SET TASK>
Leave out every picture. Copy exactly the lines from the one holding "What matplotlib code" through the one holding "es_err = [0.20, 0.24, 0.33, 0.32]".

LISTING>
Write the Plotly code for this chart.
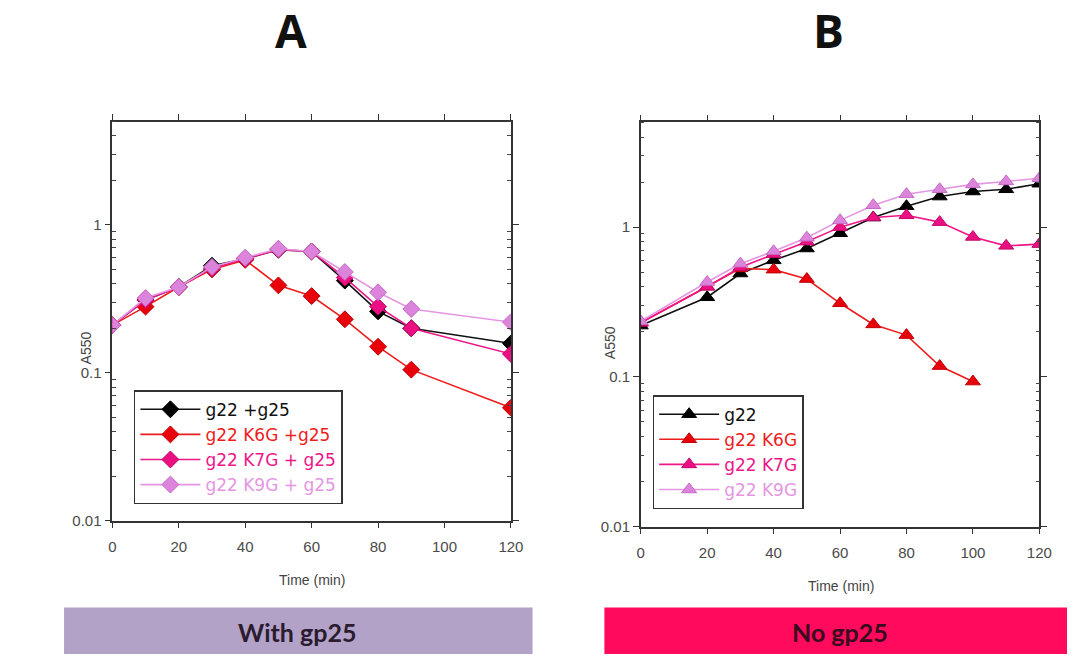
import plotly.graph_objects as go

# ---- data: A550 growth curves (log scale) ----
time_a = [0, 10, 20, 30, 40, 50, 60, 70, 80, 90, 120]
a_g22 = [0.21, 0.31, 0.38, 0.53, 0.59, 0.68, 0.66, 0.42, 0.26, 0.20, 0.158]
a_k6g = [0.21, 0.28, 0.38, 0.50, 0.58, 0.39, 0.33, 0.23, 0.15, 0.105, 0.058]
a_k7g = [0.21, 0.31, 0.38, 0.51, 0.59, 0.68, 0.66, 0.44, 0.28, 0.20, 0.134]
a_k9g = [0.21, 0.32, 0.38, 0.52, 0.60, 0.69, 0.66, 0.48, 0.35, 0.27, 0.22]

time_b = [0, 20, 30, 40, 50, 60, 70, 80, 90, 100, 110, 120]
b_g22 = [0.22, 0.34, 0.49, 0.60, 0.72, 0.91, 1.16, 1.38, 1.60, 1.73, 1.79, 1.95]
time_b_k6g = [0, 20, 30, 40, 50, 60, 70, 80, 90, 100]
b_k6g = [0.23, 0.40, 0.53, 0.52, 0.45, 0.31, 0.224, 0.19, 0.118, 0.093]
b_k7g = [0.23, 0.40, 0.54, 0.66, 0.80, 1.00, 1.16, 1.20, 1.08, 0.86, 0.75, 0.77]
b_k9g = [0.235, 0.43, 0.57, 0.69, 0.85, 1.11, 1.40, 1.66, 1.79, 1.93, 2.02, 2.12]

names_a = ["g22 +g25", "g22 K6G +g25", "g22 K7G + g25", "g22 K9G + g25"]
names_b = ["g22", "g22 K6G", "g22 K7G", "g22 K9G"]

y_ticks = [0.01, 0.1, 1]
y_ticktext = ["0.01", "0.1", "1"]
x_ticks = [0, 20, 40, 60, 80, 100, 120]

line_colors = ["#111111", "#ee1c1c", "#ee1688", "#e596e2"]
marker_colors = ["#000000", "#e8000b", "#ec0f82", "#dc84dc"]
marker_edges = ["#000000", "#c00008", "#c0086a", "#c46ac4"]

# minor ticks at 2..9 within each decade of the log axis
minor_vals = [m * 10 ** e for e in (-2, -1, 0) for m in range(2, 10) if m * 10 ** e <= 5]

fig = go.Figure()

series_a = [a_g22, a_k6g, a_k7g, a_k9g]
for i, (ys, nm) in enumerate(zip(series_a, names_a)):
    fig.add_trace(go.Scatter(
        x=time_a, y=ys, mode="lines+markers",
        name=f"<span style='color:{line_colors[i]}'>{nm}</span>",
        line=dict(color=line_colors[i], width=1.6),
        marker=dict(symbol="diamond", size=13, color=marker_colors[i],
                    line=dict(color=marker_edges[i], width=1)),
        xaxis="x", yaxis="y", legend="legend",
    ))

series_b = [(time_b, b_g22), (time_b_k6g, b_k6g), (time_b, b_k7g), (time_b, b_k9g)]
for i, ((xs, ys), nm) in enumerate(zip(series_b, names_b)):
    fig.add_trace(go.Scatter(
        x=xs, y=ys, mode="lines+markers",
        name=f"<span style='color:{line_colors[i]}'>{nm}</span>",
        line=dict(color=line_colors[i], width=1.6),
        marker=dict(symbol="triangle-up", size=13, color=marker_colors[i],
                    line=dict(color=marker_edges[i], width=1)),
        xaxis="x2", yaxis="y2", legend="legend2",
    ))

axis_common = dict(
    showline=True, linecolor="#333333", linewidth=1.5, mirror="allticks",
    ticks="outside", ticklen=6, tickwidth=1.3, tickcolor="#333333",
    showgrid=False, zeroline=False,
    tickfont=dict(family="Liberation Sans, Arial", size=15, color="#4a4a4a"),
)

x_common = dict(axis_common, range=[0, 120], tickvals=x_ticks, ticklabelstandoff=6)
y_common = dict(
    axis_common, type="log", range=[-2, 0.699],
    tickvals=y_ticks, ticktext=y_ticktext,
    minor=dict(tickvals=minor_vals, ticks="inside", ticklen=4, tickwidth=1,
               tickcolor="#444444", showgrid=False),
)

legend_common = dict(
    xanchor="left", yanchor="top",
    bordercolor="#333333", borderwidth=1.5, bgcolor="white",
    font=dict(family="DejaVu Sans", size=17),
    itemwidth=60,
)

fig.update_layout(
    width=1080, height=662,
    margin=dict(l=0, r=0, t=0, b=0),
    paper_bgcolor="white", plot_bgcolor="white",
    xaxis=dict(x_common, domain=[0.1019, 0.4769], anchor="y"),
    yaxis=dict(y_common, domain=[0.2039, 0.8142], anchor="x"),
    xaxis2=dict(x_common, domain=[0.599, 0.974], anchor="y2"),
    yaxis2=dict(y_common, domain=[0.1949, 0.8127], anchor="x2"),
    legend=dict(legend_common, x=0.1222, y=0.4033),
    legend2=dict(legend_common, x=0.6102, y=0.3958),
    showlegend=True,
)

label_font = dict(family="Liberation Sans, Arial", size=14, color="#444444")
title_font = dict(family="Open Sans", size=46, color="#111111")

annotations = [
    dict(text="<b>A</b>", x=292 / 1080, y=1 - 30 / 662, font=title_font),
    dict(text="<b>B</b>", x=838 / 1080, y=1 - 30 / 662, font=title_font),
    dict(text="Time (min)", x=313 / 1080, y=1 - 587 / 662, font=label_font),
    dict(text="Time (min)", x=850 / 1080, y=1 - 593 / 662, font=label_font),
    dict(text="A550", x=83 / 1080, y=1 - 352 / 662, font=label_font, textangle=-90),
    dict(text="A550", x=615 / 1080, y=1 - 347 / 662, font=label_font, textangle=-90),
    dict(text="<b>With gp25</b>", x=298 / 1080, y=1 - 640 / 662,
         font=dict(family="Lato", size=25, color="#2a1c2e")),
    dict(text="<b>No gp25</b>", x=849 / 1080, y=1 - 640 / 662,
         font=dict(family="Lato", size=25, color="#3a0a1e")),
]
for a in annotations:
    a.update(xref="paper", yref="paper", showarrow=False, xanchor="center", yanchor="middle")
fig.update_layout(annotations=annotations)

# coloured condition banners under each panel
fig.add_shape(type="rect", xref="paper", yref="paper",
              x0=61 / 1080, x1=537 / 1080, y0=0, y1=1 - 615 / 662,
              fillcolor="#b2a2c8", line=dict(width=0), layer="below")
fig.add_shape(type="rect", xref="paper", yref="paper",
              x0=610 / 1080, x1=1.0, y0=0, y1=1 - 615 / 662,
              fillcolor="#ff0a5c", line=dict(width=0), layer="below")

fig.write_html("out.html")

==

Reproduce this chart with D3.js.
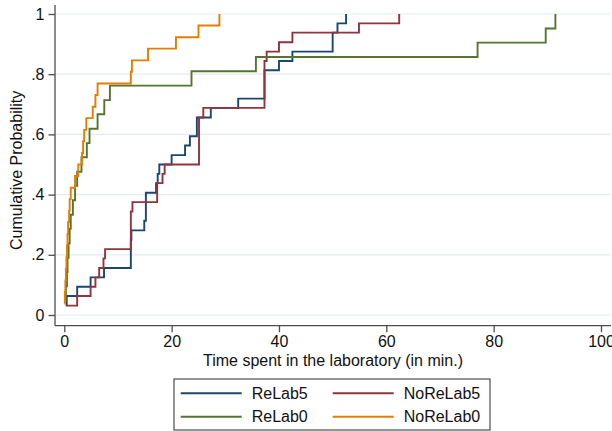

==

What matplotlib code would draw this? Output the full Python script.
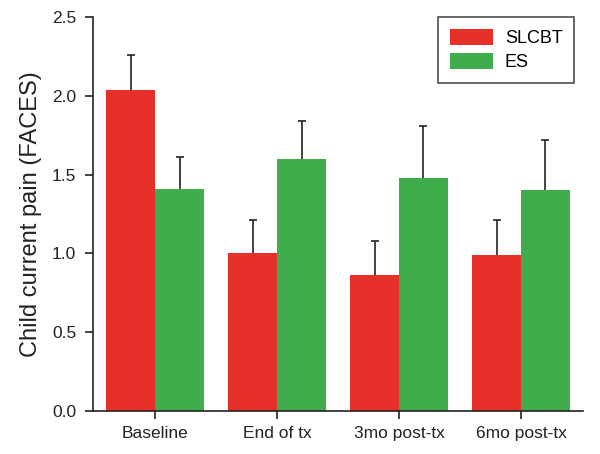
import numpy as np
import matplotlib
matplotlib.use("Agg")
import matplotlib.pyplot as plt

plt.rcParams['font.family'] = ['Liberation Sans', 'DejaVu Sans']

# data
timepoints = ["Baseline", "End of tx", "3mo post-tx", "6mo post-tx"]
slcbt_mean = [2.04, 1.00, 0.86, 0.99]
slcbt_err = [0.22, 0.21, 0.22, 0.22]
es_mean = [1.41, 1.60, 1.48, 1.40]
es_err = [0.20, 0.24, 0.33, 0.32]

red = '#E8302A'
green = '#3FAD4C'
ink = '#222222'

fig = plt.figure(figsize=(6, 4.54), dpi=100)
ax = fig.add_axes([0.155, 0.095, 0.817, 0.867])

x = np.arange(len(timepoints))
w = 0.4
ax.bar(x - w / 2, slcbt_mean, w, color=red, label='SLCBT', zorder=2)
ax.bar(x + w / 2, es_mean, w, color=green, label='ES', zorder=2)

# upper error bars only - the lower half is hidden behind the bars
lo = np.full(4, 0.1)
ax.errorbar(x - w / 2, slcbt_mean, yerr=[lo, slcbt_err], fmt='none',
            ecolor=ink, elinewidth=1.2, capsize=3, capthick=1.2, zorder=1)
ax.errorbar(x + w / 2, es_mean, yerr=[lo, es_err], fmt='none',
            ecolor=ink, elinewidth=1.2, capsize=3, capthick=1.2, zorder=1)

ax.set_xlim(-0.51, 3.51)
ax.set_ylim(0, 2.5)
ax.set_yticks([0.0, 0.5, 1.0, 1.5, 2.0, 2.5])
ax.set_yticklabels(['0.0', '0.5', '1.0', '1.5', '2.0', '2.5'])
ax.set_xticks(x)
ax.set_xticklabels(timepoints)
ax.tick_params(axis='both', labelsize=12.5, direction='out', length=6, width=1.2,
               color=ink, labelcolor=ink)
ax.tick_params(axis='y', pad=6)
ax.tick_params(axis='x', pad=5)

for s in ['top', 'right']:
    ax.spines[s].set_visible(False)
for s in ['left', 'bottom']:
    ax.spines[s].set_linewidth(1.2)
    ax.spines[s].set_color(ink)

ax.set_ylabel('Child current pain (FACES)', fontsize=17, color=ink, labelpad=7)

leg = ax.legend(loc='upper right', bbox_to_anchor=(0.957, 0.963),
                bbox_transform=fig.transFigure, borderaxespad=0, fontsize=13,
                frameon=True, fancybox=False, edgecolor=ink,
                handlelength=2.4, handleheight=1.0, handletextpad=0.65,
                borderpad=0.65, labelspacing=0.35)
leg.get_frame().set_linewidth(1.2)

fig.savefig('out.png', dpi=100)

SOLUTION TO THE EXERCISE>
What matplotlib code would draw this? Output the full Python script.
import numpy as np
import matplotlib
matplotlib.use("Agg")
import matplotlib.pyplot as plt

plt.rcParams['font.family'] = ['Liberation Sans', 'DejaVu Sans']

# data
timepoints = ["Baseline", "End of tx", "3mo post-tx", "6mo post-tx"]
slcbt_mean = [2.04, 1.00, 0.86, 0.99]
slcbt_err = [0.22, 0.21, 0.22, 0.22]
es_mean = [1.41, 1.60, 1.48, 1.40]
es_err = [0.20, 0.24, 0.33, 0.32]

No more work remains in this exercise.